Hotel du Jack by Dan Brotzel

Innovative narratives are not enough to save this patchy collection of short stories

Book Review by Anahit Behrooz | 21 Jan 2020
  • Hotel du Jack by Dan Brotzel
Book title: Hotel du Jack
Author: Dan Brotzel

Hotel du Jack is convinced, deep in its pages and soul, that it is a better book than it actually is.

Promising hilarious and moving short stories that engage with the everyday of contemporary life, the resulting collection is patchy at best, seeming to have confused wittiness with mean-spirited disdain.

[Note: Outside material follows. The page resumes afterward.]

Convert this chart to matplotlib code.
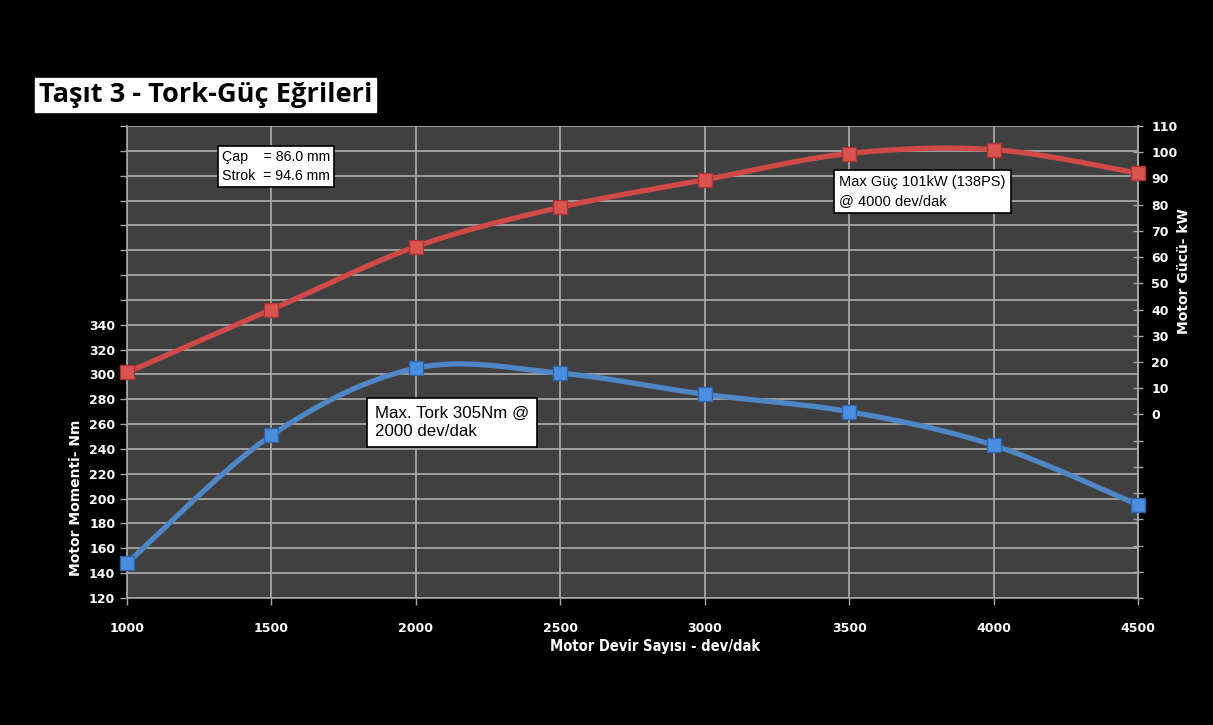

One story unveils the strange antics of a neighbourhood through their communal social media group, another shows the disintegration of a relationship through a lesson on the active and passive voice, while another charts a LadBible disciple blurring the lines between his own life and a chick lit novel.

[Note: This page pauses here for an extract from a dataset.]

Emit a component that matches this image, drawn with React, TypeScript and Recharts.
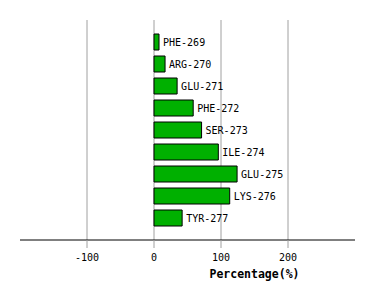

Dan Brotzel’s narrative frameworks are frequently innovative, but sadly the same cannot be said about the stories themselves: supposedly tongue-in-cheek references to Brexit feel simultaneously trite and dismissive, the melancholy of the everyday is depicted with a banality that feels almost sneering, and women are frequently portrayed as nagging, uptight, or victimised by men, their tales told with a self-aware smugness that decentres and reduces any female perspective. 

Unfortunately for these stories, profound social commentary and humour cannot only cleverly observe sadness and trauma – they also need to wrestle with their depth and complexity. Ultimately, Hotel du Jack is intended to be laughed at, not with: an attitude that is deeply, uncompromisingly unfunny.